* [RECORD SET]
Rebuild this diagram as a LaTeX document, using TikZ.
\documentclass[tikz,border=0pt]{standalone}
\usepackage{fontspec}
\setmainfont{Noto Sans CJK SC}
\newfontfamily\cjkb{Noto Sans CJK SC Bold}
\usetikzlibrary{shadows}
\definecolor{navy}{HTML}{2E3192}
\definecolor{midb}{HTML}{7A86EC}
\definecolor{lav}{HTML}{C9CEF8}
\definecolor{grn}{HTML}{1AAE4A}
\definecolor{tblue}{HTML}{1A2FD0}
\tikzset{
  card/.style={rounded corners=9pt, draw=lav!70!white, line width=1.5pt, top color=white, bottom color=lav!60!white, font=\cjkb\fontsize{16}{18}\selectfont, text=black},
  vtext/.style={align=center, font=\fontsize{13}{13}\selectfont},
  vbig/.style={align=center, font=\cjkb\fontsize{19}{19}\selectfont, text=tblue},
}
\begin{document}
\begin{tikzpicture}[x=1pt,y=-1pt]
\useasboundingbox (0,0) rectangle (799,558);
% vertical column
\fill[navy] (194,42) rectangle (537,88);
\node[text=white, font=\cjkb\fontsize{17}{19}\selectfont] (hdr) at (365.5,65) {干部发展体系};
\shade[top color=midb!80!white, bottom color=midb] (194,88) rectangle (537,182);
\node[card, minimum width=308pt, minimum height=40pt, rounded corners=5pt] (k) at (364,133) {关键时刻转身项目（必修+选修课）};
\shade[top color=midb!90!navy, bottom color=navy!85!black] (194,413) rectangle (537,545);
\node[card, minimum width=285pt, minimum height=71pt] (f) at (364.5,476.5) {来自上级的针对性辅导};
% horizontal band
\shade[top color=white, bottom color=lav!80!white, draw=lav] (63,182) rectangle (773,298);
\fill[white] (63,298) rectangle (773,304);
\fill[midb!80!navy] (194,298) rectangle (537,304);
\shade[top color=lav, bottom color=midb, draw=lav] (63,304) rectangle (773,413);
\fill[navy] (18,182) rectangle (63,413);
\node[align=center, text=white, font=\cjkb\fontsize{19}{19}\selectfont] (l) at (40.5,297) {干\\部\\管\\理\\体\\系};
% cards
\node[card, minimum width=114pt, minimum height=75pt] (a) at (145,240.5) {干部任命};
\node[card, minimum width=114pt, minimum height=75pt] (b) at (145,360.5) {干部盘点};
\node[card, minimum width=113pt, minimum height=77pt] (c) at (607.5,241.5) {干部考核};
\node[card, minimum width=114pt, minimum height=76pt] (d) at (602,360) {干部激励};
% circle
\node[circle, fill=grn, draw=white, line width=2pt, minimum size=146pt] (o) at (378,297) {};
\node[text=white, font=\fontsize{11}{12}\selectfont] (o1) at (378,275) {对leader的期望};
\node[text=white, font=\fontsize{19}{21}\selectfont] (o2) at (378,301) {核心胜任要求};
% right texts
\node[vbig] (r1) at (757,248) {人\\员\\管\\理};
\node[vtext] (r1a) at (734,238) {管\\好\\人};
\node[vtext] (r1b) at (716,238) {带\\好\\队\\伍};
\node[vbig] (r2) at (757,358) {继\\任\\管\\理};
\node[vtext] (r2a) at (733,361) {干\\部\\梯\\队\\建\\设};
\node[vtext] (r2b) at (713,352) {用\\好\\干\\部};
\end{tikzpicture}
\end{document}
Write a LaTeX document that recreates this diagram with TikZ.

* [DIRECTIONS]
Extract each record, keeping it identical to the original.

* [RESPONSE FOR THIS EXERCISE]
Rebuild this diagram as a LaTeX document, using TikZ.
\documentclass[tikz,border=0pt]{standalone}
\usepackage{fontspec}
\setmainfont{Noto Sans CJK SC}
\newfontfamily\cjkb{Noto Sans CJK SC Bold}
\usetikzlibrary{shadows}
\definecolor{navy}{HTML}{2E3192}
\definecolor{midb}{HTML}{7A86EC}
\definecolor{lav}{HTML}{C9CEF8}
\definecolor{grn}{HTML}{1AAE4A}
\definecolor{tblue}{HTML}{1A2FD0}
\tikzset{
  card/.style={rounded corners=9pt, draw=lav!70!white, line width=1.5pt, top color=white, bottom color=lav!60!white, font=\cjkb\fontsize{16}{18}\selectfont, text=black},
  vtext/.style={align=center, font=\fontsize{13}{13}\selectfont},
  vbig/.style={align=center, font=\cjkb\fontsize{19}{19}\selectfont, text=tblue},
}
\begin{document}
\begin{tikzpicture}[x=1pt,y=-1pt]
\useasboundingbox (0,0) rectangle (799,558);
% vertical column
\fill[navy] (194,42) rectangle (537,88);
\node[text=white, font=\cjkb\fontsize{17}{19}\selectfont] (hdr) at (365.5,65) {干部发展体系};
\shade[top color=midb!80!white, bottom color=midb] (194,88) rectangle (537,182);
\node[card, minimum width=308pt, minimum height=40pt, rounded corners=5pt] (k) at (364,133) {关键时刻转身项目（必修+选修课）};
\shade[top color=midb!90!navy, bottom color=navy!85!black] (194,413) rectangle (537,545);
\node[card, minimum width=285pt, minimum height=71pt] (f) at (364.5,476.5) {来自上级的针对性辅导};
% horizontal band
\shade[top color=white, bottom color=lav!80!white, draw=lav] (63,182) rectangle (773,298);
\fill[white] (63,298) rectangle (773,304);
\fill[midb!80!navy] (194,298) rectangle (537,304);
\shade[top color=lav, bottom color=midb, draw=lav] (63,304) rectangle (773,413);
\fill[navy] (18,182) rectangle (63,413);
\node[align=center, text=white, font=\cjkb\fontsize{19}{19}\selectfont] (l) at (40.5,297) {干\\部\\管\\理\\体\\系};
% cards
\node[card, minimum width=114pt, minimum height=75pt] (a) at (145,240.5) {干部任命};
\node[card, minimum width=114pt, minimum height=75pt] (b) at (145,360.5) {干部盘点};
\node[card, minimum width=113pt, minimum height=77pt] (c) at (607.5,241.5) {干部考核};
\node[card, minimum width=114pt, minimum height=76pt] (d) at (602,360) {干部激励};
% circle
\node[circle, fill=grn, draw=white, line width=2pt, minimum size=146pt] (o) at (378,297) {};
\node[text=white, font=\fontsize{11}{12}\selectfont] (o1) at (378,275) {对leader的期望};
\node[text=white, font=\fontsize{19}{21}\selectfont] (o2) at (378,301) {核心胜任要求};
% right texts
\node[vbig] (r1) at (757,248) {人\\员\\管\\理};
\node[vtext] (r1a) at (734,238) {管\\好\\人};
\node[vtext] (r1b) at (716,238) {带\\好\\队\\伍};
\node[vbig] (r2) at (757,358) {继\\任\\管\\理};
\node[vtext] (r2a) at (733,361) {干\\部\\梯\\队\\建\\设};
\node[vtext] (r2b) at (713,352) {用\\好\\干\\部};
\end{tikzpicture}
\end{document}
Write a LaTeX document that recreates this diagram with TikZ.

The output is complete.